Omicidio Sorrentino – L’appello-Lettera delle mamme vulcaniche contro l’omertà

Camorra e pedofilia

Lettera-Appello contro l’omertà durante un confronto nella casa salesiana di Torre Annunziata “Vergogniamoci : chi sa deve parlare, non può continuare a fingere ed avere paura”

«Cara Matilde, chissà se stai pensando che il tuo sacrificio è stato vano». Inizia così la lettera che spunta fuori da un laboratorio nella casa salesiana “Mamma Matilde” di Torre Annunziata.

Un centro di accoglienza dove i giovani provano a trovare una via d’uscita alla camorra, una seconda possibilità dopo gli errori commessi. Lo fanno in una struttura nel rione storico, guidati dal parroco anti-clan, don Antonio Carbone.

Da diverse settimane i giovani che frequentano la struttura si stanno confrontando su una serie di emergenze. Temi caldi come la camorra, la droga, la violenza sulle donne e anche la violenza sui bambini, la pedofilia. Argomenti trattati con gli educatori che trovano un confronto anche con i genitori. Ed è in uno di questi laboratori che è spuntata la rabbia. Al centro della “lezione” la storia di Matilde Sorrentino, la madre coraggio uccisa nel 2004 sull’uscio di casa. La donna aveva avuto il coraggio di denunciare i pedofili che abusavano di suo figlio. Si era recata in caserma appena scoperto il sistema squallido al quale suo figlio e altri bambini della scuola nel rione Poverelli erano costretti.
Drogati e violentati nel luogo che doveva rappresentare un posto sicuro, la scuola. In questi mesi si sta celebrando il processo che vede imputato Francesco Tamarisco, il narcos dei Nardiello considerato il mandante del massacro. E proprio durante queste udienze sono state ascoltate altre madri che all’inizio si erano schierate con Matilde ma dopo anni invece hanno alzato un muro di omertà dichiarando di non ricordare quello che è successo. A loro un gruppo di genitori, di 13 madri coraggio, hanno voluto lanciare un appello «Cara Matilde tu che hai pagato con la vita l’aver messo – si legge nella lettera – al primo posto l’amore per i figli, cosa che ogni mamma degna di tale appellativo dovrebbe fare. Eppure oggi sembra che il tuo sacrificio sia stato inutile ». E ancora: «Qualche giorno fa abbiamo letto sui giornali che altre mamme non “ricordano” più r accaduto, come se si potessero dimenticare realmente i pianti di un figlio e le violenze da loro subite. Siamo mamme anche noi – continua la lettera – e possiamo affermare di ricordare in maniera indelebile il pianto acuto e disperato di quando i nostri figli sono venuti al mondo, il pianto e il dolore delle loro prime coliche, i pianti dei primi giorni di scuola dove era così dura la separazione, un ennesimo taglio del cordone ombelicale».

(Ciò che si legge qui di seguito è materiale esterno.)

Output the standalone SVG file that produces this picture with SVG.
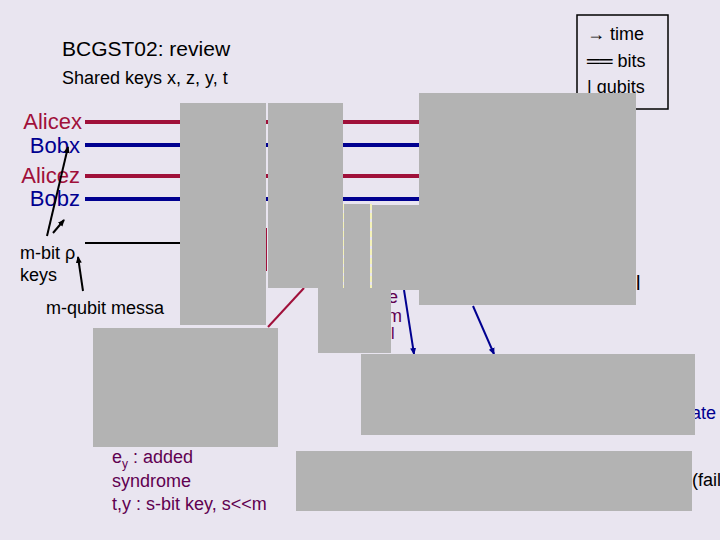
<svg xmlns="http://www.w3.org/2000/svg" width="720" height="540" viewBox="0 0 720 540">
<defs>
<style>
text{font-family:"Liberation Sans",Arial,sans-serif}
.g{fill:#b3b3b3}
.r{stroke:#a0103a;stroke-width:4}
.b{stroke:#000090;stroke-width:4}
</style>
<marker id="ak" markerWidth="8" markerHeight="8" refX="6" refY="4" orient="auto" markerUnits="userSpaceOnUse"><path d="M0,1L7,4L0,7z" fill="#000"/></marker>
<marker id="ab" markerWidth="8" markerHeight="8" refX="6" refY="4" orient="auto" markerUnits="userSpaceOnUse"><path d="M0,1L7,4L0,7z" fill="#000090"/></marker>
</defs>
<rect width="720" height="540" fill="#e9e5f0"/>
<g id="title">
<text x="62" y="56" font-size="21">BCGST02: review</text>
<text x="62" y="84" font-size="18">Shared keys x, z, y, t</text>
</g>
<g id="legend">
<rect x="577" y="15" width="91" height="94" fill="none" stroke="#000" stroke-width="1.5"/>
<text x="587" y="40" font-size="18">→ time</text>
<text x="587" y="67" font-size="18">══ bits</text>
<text x="587" y="93" font-size="18">| qubits</text>
</g>
<g id="labels" font-size="22">
<text x="82" y="129" text-anchor="end" fill="#a0103a">Alicex</text>
<text x="80" y="153" text-anchor="end" fill="#000090">Bobx</text>
<text x="80" y="183" text-anchor="end" fill="#a0103a">Alicez</text>
<text x="80" y="206" text-anchor="end" fill="#000090">Bobz</text>
<text x="20" y="259" font-size="18">m-bit ρ</text>
<text x="20" y="281" font-size="18">keys</text>
<text x="46" y="314" font-size="18">m-qubit messa</text>
<text x="388" y="303" font-size="18" fill="#600050">e</text>
<text x="387" y="322" font-size="18" fill="#600050">m</text>
<text x="391" y="339" font-size="16" fill="#600050">l</text>
<text x="636" y="290" font-size="20">l</text>
<text x="691" y="419" font-size="18" fill="#000090">ate</text>
<text x="692" y="486" font-size="18">(fail</text>
<text x="112" y="463" font-size="18" fill="#600050">e<tspan font-size="12" dy="5">y</tspan><tspan dy="-5"> : added</tspan></text>
<text x="112" y="487" font-size="18" fill="#600050">syndrome</text>
<text x="112" y="510" font-size="18" fill="#600050">t,y : s-bit key, s&lt;&lt;m</text>
</g>
<g id="connectors">
<line class="r" x1="85" y1="122" x2="420" y2="122"/>
<line class="b" x1="85" y1="145" x2="420" y2="145"/>
<line class="r" x1="85" y1="176" x2="420" y2="176"/>
<line class="b" x1="85" y1="199" x2="420" y2="199"/>
<line x1="85" y1="243" x2="180" y2="243" stroke="#000" stroke-width="2"/>
<line x1="266" y1="228" x2="266" y2="271" stroke="#a0103a" stroke-width="2"/>
<line x1="268" y1="327" x2="304" y2="288" stroke="#a0103a" stroke-width="2"/>
<line x1="343" y1="204" x2="343" y2="288" stroke="#ffff80" stroke-width="1" stroke-dasharray="6,3"/>
<line x1="371" y1="204" x2="371" y2="288" stroke="#ffff80" stroke-width="1" stroke-dasharray="6,3"/>
<line x1="47" y1="236" x2="68" y2="147" stroke="#000" stroke-width="2" marker-end="url(#ak)"/>
<line x1="53" y1="233" x2="64" y2="220" stroke="#000" stroke-width="2" marker-end="url(#ak)"/>
<line x1="83" y1="291" x2="78" y2="257" stroke="#000" stroke-width="2" marker-end="url(#ak)"/>
<line x1="404" y1="290" x2="414" y2="354" stroke="#000090" stroke-width="2" marker-end="url(#ab)"/>
<line x1="473" y1="306" x2="494" y2="354" stroke="#000090" stroke-width="2" marker-end="url(#ab)"/>
</g>
<g id="covers">
<rect class="g" x="180" y="103" width="86" height="222"/>
<rect class="g" x="268" y="103" width="75" height="185"/>
<rect class="g" x="344" y="204" width="26" height="84"/>
<rect class="g" x="372" y="205" width="47" height="85"/>
<rect class="g" x="419" y="93" width="217" height="212"/>
<rect class="g" x="318" y="288" width="73" height="65"/>
<rect class="g" x="93" y="328" width="185" height="119"/>
<rect class="g" x="361" y="354" width="334" height="81"/>
<rect class="g" x="296" y="451" width="396" height="60"/>
</g>
</svg>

L’inchiostro macchia il foglio e continua «Cosa è un figlio? Un figlio è vita, è ossigeno. Un figlio è un pezzo del tuo cuore fuori dal tuo corpo. E allora come si fa a non volere giustizia verso coloro che questo pezzo di cuore l’hanno violentato? Come si fa a non ricordare la tristezza, il dolore, i silenzi di un figlio che ha subito la più ignobile delle violenze?». Urlano la loro rabbia e la loro delusione verso chi preferisce il silenzio alle urla, alle denunce «Siamo indignate, e r indignazione diviene vera e propria rabbia al pensiero che ci saranno orchi che non pagheranno le loro colpe perché a vincere sarà ancora una volta la paura e non l’amore. E allora cara Matilde, perdonaci se come mamme, come cittadini non siamo capaci di urlare giustizia, mentre la magistratura incalza e rischia di restare isolata, con tutta la nostra forza, quella forza che sei stata capace di mostrare al costo della tua vita».